In its December 23, 2020 decision in Hudson’s Bay Company ULC v. Ontario (Attorney General), the Ontario Divisional Court dismissed Hudson’s Bay Company’s bid to ease retail lockdowns in regions of Ontario hardest hit by the COVID-19 pandemic. This decision signals a lingering post-Vavilov doubt about how closely courts will examine the legality of regulations, and also illustrates the courts’ deferential approach to government restrictions on civil liberties during the pandemic.
In December 2020, Hudson’s Bay Company (“HBC”) sought judicial review of the Rules for Areas in Stage 1, O. Reg. 82/20 (the “Regulation”) under the Reopening Ontario (A Flexible Response to COVID-19) Act, 2020 (“ROA”). The ROA gives the province special powers to continue and amend orders made under emergency powers legislation in relation to the COVID-19 pandemic after the end of the declaration of emergency. The Regulation determines which businesses may operate in regions of Ontario in “Stage 1”, the most restrictive stage that applies to the regions with the highest rates of COVID-19.
HBC challenged a provision of the Regulation that allowed “discount and big box retailers selling groceries” to open while requiring big box retailers that do not sell groceries to close. HBC’s primary argument was that it was irrational to allow stores like Walmart, which sell essentially the same type of products as HBC, to open simply because they also sold groceries. HBC also argued that “essential services” could not be a relevant consideration under the ROA, and that more onerous restrictions on big box stores that do not sell groceries were not supported by evidence on COVID-19 transmission.

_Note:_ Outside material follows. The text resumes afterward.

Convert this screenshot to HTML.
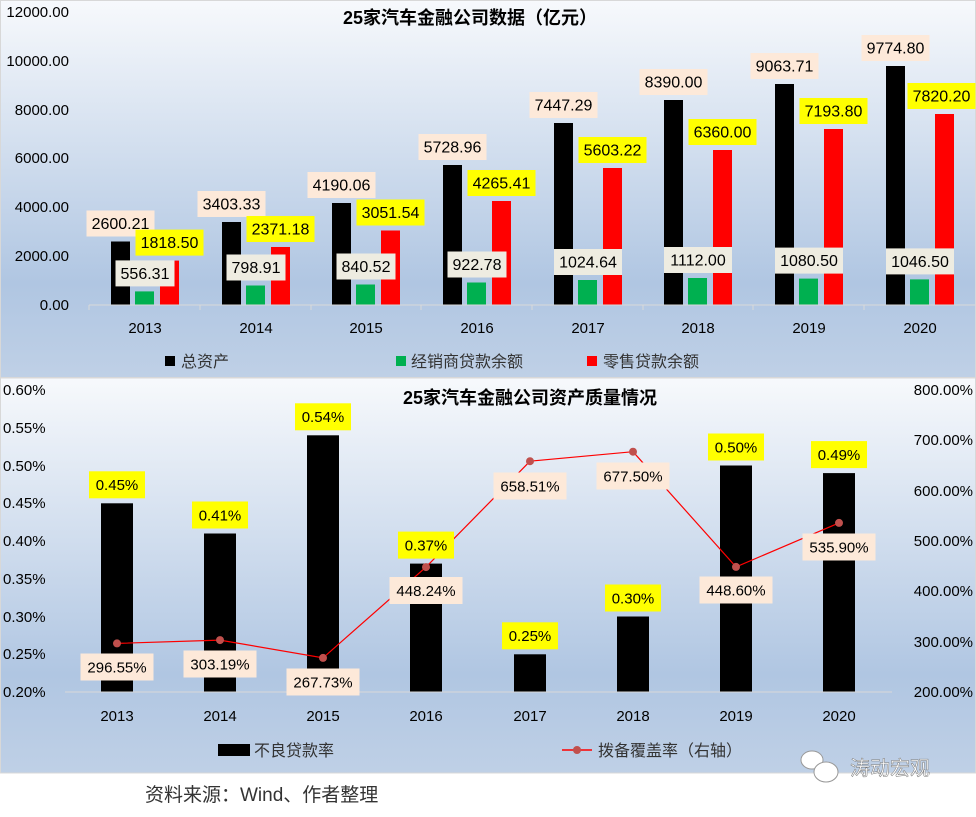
<!DOCTYPE html>
<html><head><meta charset="utf-8"><style>
body{margin:0;width:976px;height:812px;overflow:hidden;background:#fff}
text{font-family:"Liberation Sans","Noto Sans CJK SC",sans-serif}
</style></head><body>
<svg width="976" height="812" viewBox="0 0 976 812" xmlns="http://www.w3.org/2000/svg">
<defs>
<linearGradient id="g" x1="0" y1="0" x2="0" y2="1">
<stop offset="0" stop-color="#f7f9fc"/><stop offset="0.75" stop-color="#b0c6e2"/><stop offset="1" stop-color="#bfd0e6"/></linearGradient>
</defs>
<rect x="0.5" y="0.5" width="975" height="377" fill="url(#g)" stroke="#d8d8d8"/>
<rect x="0.5" y="378" width="975" height="395" fill="url(#g)" stroke="#d8d8d8"/>

<!-- TOP CHART -->
<text x="470" y="24" font-size="18" font-weight="bold" text-anchor="middle">25家汽车金融公司数据（亿元）</text>
<g font-size="15" text-anchor="end" fill="#000">
<text x="69" y="17">12000.00</text><text x="69" y="66">10000.00</text><text x="69" y="115">8000.00</text>
<text x="69" y="163">6000.00</text><text x="69" y="212">4000.00</text><text x="69" y="261">2000.00</text><text x="69" y="310">0.00</text>
</g>
<g fill="#000">
<rect x="111" y="241.5" width="19" height="63.5"/><rect x="222" y="222" width="19" height="83"/><rect x="332" y="203" width="19" height="102"/><rect x="443" y="165" width="19" height="140"/>
<rect x="554" y="123" width="19" height="182"/><rect x="664" y="100" width="19" height="205"/><rect x="775" y="84" width="19" height="221"/><rect x="886" y="66" width="19" height="239"/>
</g>
<g fill="#00b050">
<rect x="135" y="291.4" width="19" height="13.6"/><rect x="246" y="285.5" width="19" height="19.5"/><rect x="356" y="284.5" width="19" height="20.5"/><rect x="467" y="282.5" width="19" height="22.5"/>
<rect x="578" y="280" width="19" height="25"/><rect x="688" y="278" width="19" height="27"/><rect x="799" y="278.6" width="19" height="26.4"/><rect x="910" y="279.4" width="19" height="25.6"/>
</g>
<g fill="#ff0000">
<rect x="160" y="260.6" width="19" height="44.4"/><rect x="271" y="247" width="19" height="58"/><rect x="381" y="230.5" width="19" height="74.5"/><rect x="492" y="201" width="19" height="104"/>
<rect x="603" y="168" width="19" height="137"/><rect x="713" y="150" width="19" height="155"/><rect x="824" y="129" width="19" height="176"/><rect x="935" y="114" width="19" height="191"/>
</g>
<line x1="89" y1="305" x2="975" y2="305" stroke="#d9d9d9"/>
<g stroke="#d9d9d9"><line x1="89" y1="305" x2="89" y2="310"/><line x1="200" y1="305" x2="200" y2="310"/><line x1="311" y1="305" x2="311" y2="310"/><line x1="421" y1="305" x2="421" y2="310"/><line x1="532" y1="305" x2="532" y2="310"/><line x1="643" y1="305" x2="643" y2="310"/><line x1="753" y1="305" x2="753" y2="310"/><line x1="864" y1="305" x2="864" y2="310"/></g>
<g font-size="16" text-anchor="middle">
<rect x="86.5" y="210.5" width="68" height="26" fill="#fde9d9"/><text x="120.5" y="229">2600.21</text>
<rect x="197.5" y="191" width="68" height="26" fill="#fde9d9"/><text x="231.5" y="209.5">3403.33</text>
<rect x="307.5" y="172" width="68" height="26" fill="#fde9d9"/><text x="341.5" y="190.5">4190.06</text>
<rect x="418.5" y="134" width="68" height="26" fill="#fde9d9"/><text x="452.5" y="152.5">5728.96</text>
<rect x="529.5" y="92" width="68" height="26" fill="#fde9d9"/><text x="563.5" y="110.5">7447.29</text>
<rect x="639.5" y="69" width="68" height="26" fill="#fde9d9"/><text x="673.5" y="87.5">8390.00</text>
<rect x="750.5" y="53" width="68" height="26" fill="#fde9d9"/><text x="784.5" y="71.5">9063.71</text>
<rect x="861.5" y="35" width="68" height="26" fill="#fde9d9"/><text x="895.5" y="53.5">9774.80</text>

<rect x="135.5" y="229.6" width="68" height="26" fill="#ffff00"/><text x="169.5" y="248">1818.50</text>
<rect x="246.5" y="216" width="68" height="26" fill="#ffff00"/><text x="280.5" y="234.5">2371.18</text>
<rect x="356.5" y="199.5" width="68" height="26" fill="#ffff00"/><text x="390.5" y="218">3051.54</text>
<rect x="467.5" y="170" width="68" height="26" fill="#ffff00"/><text x="501.5" y="188.5">4265.41</text>
<rect x="578.5" y="137" width="68" height="26" fill="#ffff00"/><text x="612.5" y="155.5">5603.22</text>
<rect x="688.5" y="119" width="68" height="26" fill="#ffff00"/><text x="722.5" y="137.5">6360.00</text>
<rect x="799.5" y="98" width="68" height="26" fill="#ffff00"/><text x="833.5" y="116.5">7193.80</text>
<rect x="907.5" y="83" width="68" height="26" fill="#ffff00"/><text x="941.5" y="101.5">7820.20</text>

<rect x="115.5" y="260.4" width="59" height="26" fill="#eeece1"/><text x="145" y="279">556.31</text>
<rect x="226.5" y="254.5" width="59" height="26" fill="#eeece1"/><text x="256" y="273">798.91</text>
<rect x="336.5" y="253.5" width="59" height="26" fill="#eeece1"/><text x="366" y="272">840.52</text>
<rect x="447.5" y="251.5" width="59" height="26" fill="#eeece1"/><text x="477" y="270">922.78</text>
<rect x="554" y="249" width="68" height="26" fill="#eeece1"/><text x="588" y="267.5">1024.64</text>
<rect x="664" y="247" width="68" height="26" fill="#eeece1"/><text x="698" y="265.5">1112.00</text>
<rect x="775" y="247.6" width="68" height="26" fill="#eeece1"/><text x="809" y="266">1080.50</text>
<rect x="886" y="248.4" width="68" height="26" fill="#eeece1"/><text x="920" y="267">1046.50</text>
</g>
<g font-size="15" text-anchor="middle">
<text x="145" y="333">2013</text><text x="256" y="333">2014</text><text x="366" y="333">2015</text><text x="477" y="333">2016</text>
<text x="588" y="333">2017</text><text x="698" y="333">2018</text><text x="809" y="333">2019</text><text x="920" y="333">2020</text>
</g>
<rect x="165" y="356" width="10" height="10" fill="#000"/><text x="181" y="367" font-size="16" fill="#333">总资产</text>
<rect x="396" y="356" width="10" height="10" fill="#00b050"/><text x="411" y="367" font-size="16" fill="#333">经销商贷款余额</text>
<rect x="587" y="356" width="10" height="10" fill="#ff0000"/><text x="603" y="367" font-size="16" fill="#333">零售贷款余额</text>

<!-- BOTTOM CHART -->
<text x="530" y="404" font-size="18" font-weight="bold" text-anchor="middle">25家汽车金融公司资产质量情况</text>
<g font-size="15">
<text x="3" y="395">0.60%</text><text x="3" y="433">0.55%</text><text x="3" y="471">0.50%</text><text x="3" y="508">0.45%</text>
<text x="3" y="546">0.40%</text><text x="3" y="584">0.35%</text><text x="3" y="622">0.30%</text><text x="3" y="659">0.25%</text><text x="3" y="697">0.20%</text>
</g>
<g font-size="15" text-anchor="end">
<text x="973" y="395">800.00%</text><text x="973" y="445">700.00%</text><text x="973" y="496">600.00%</text><text x="973" y="546">500.00%</text>
<text x="973" y="596">400.00%</text><text x="973" y="647">300.00%</text><text x="973" y="697">200.00%</text>
</g>
<g fill="#000">
<rect x="101" y="503.3" width="32" height="188.7"/><rect x="204" y="533.5" width="32" height="158.5"/><rect x="307" y="435.3" width="32" height="256.7"/><rect x="410" y="563.6" width="32" height="128.4"/>
<rect x="514" y="654.3" width="32" height="37.7"/><rect x="617" y="616.5" width="32" height="75.5"/><rect x="720" y="465.5" width="32" height="226.5"/><rect x="823" y="473.1" width="32" height="218.9"/>
</g>
<line x1="65" y1="692" x2="892" y2="692" stroke="#d9d9d9"/>
<polyline points="117,643.4 220,640.1 323,657.9 426,567.1 530,461.2 633,451.7 736,566.9 839,522.9" fill="none" stroke="#ff0000" stroke-width="1.2"/>
<g font-size="15" text-anchor="middle">
<rect x="89" y="471.3" width="56" height="27" fill="#ffff00"/><text x="117" y="490">0.45%</text>
<rect x="192" y="501.5" width="56" height="27" fill="#ffff00"/><text x="220" y="520.5">0.41%</text>
<rect x="295" y="403.3" width="56" height="27" fill="#ffff00"/><text x="323" y="422">0.54%</text>
<rect x="398" y="531.6" width="56" height="27" fill="#ffff00"/><text x="426" y="550.5">0.37%</text>
<rect x="502" y="622.3" width="56" height="27" fill="#ffff00"/><text x="530" y="641">0.25%</text>
<rect x="605" y="584.5" width="56" height="27" fill="#ffff00"/><text x="633" y="603.5">0.30%</text>
<rect x="708" y="433.5" width="56" height="27" fill="#ffff00"/><text x="736" y="452.5">0.50%</text>
<rect x="811" y="441.1" width="56" height="27" fill="#ffff00"/><text x="839" y="460">0.49%</text>

<rect x="80.5" y="653.5" width="73" height="27" fill="#fde9d9"/><text x="117" y="672.5">296.55%</text>
<rect x="183.5" y="650.5" width="73" height="27" fill="#fde9d9"/><text x="220" y="669.5">303.19%</text>
<rect x="286.5" y="668.5" width="73" height="27" fill="#fde9d9"/><text x="323" y="687.5">267.73%</text>
<rect x="389.5" y="577" width="73" height="27" fill="#fde9d9"/><text x="426" y="596">448.24%</text>
<rect x="493.5" y="472.5" width="73" height="27" fill="#fde9d9"/><text x="530" y="491.5">658.51%</text>
<rect x="596.5" y="462.5" width="73" height="27" fill="#fde9d9"/><text x="633" y="481.5">677.50%</text>
<rect x="699.5" y="576.5" width="73" height="27" fill="#fde9d9"/><text x="736" y="595.5">448.60%</text>
<rect x="802.5" y="533.5" width="73" height="27" fill="#fde9d9"/><text x="839" y="552.5">535.90%</text>
</g>
<g fill="#c0504d">
<circle cx="117" cy="643.4" r="4"/><circle cx="220" cy="640.1" r="4"/><circle cx="323" cy="657.9" r="4"/><circle cx="426" cy="567.1" r="4"/>
<circle cx="530" cy="461.2" r="4"/><circle cx="633" cy="451.7" r="4"/><circle cx="736" cy="566.9" r="4"/><circle cx="839" cy="522.9" r="4"/>
</g>
<g font-size="15" text-anchor="middle">
<text x="117" y="721">2013</text><text x="220" y="721">2014</text><text x="323" y="721">2015</text><text x="426" y="721">2016</text>
<text x="530" y="721">2017</text><text x="633" y="721">2018</text><text x="736" y="721">2019</text><text x="839" y="721">2020</text>
</g>
<rect x="218" y="744" width="32" height="12" fill="#000"/><text x="254" y="756" font-size="16" fill="#333">不良贷款率</text>
<line x1="562" y1="750" x2="592" y2="750" stroke="#ff0000" stroke-width="1.5"/><circle cx="577" cy="750" r="4" fill="#c0504d"/>
<text x="598" y="756" font-size="16" fill="#333">拨备覆盖率（右轴）</text>

<!-- watermark -->
<ellipse cx="812" cy="760" rx="11" ry="9" fill="#fff" stroke="#999"/>
<ellipse cx="826" cy="772" rx="12" ry="10" fill="#fff" stroke="#999"/>
<text x="850" y="775" font-size="20" fill="#fff" stroke="#777" stroke-width="0.5">涛动宏观</text>
<text x="145" y="801" font-size="19" fill="#333">资料来源：Wind、作者整理</text>
</svg>
</body></html>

The Court dismissed the application. It found that the Regulation was consistent with the purpose and scope of the ROA, which was “to provide a flexible approach to balancing the health and safety of Ontarians during the pandemic against the province’s economic and business interests”. The Court held that it was not its place to rule on the “wisdom and efficacy” of the policy (despite noting that it was “certainly open to question”). Rather the court’s role was limited to determining whether the provision is authorized by the ROA, which it “clearly is”.